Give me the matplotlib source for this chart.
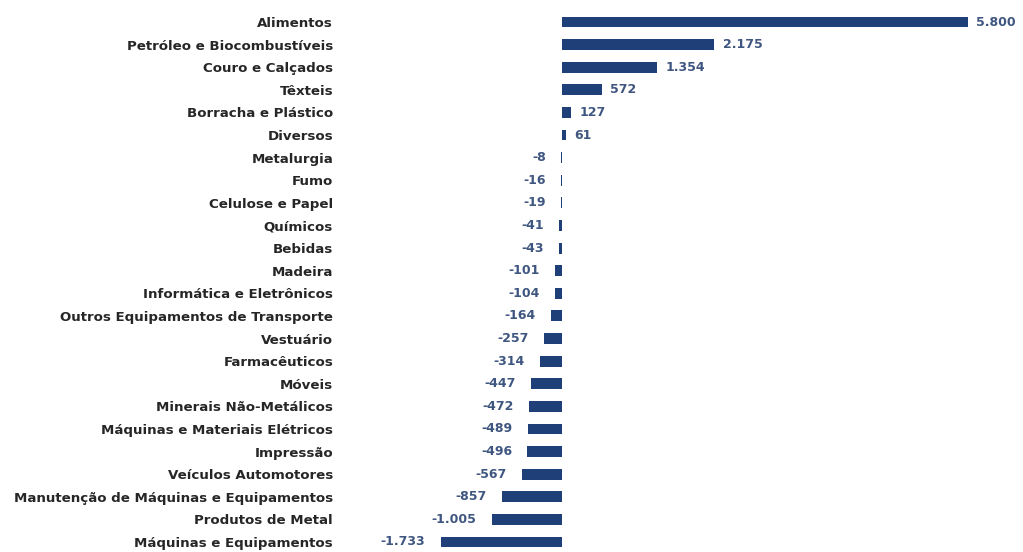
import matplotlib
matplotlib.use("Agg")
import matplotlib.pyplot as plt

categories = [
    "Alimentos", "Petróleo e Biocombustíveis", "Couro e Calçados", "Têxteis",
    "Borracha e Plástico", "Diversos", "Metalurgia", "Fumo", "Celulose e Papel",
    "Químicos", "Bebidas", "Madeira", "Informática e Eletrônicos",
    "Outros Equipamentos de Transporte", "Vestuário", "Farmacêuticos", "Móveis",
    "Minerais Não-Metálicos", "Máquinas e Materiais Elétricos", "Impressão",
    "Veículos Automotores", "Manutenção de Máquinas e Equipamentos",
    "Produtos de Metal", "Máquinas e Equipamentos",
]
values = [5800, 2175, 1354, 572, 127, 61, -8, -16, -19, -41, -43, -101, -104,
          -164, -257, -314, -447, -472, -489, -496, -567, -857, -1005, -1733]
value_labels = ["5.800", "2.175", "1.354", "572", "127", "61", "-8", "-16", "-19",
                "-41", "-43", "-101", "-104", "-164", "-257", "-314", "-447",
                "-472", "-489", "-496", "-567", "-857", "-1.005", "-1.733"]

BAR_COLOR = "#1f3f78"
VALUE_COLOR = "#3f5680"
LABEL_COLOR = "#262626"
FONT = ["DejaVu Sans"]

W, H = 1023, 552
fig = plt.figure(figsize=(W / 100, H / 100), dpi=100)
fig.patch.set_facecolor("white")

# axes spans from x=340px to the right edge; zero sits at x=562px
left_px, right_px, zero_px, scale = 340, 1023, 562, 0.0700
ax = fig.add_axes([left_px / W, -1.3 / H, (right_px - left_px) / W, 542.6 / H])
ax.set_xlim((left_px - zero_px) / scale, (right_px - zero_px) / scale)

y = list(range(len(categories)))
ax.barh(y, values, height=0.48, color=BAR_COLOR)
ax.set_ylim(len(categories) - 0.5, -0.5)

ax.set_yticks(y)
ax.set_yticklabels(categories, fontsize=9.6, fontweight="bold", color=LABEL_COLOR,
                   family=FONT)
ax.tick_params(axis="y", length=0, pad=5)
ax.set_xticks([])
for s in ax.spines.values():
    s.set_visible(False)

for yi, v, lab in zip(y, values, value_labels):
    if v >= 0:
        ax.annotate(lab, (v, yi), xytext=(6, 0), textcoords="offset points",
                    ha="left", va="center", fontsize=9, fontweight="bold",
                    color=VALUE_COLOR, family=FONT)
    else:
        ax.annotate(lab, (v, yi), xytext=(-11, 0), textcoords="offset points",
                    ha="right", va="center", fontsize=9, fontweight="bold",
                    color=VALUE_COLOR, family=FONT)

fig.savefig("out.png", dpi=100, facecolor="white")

:::

→ **INSTRUCTIONS TO FOLLOW**:
Skip the pictures and restate exactly the lines from the beginning of the listing to the line with "import matplotlib.pyplot as plt", that line included.

→ **SOLUTION FOR THIS PROBLEM**:
Give me the matplotlib source for this chart.
import matplotlib
matplotlib.use("Agg")
import matplotlib.pyplot as plt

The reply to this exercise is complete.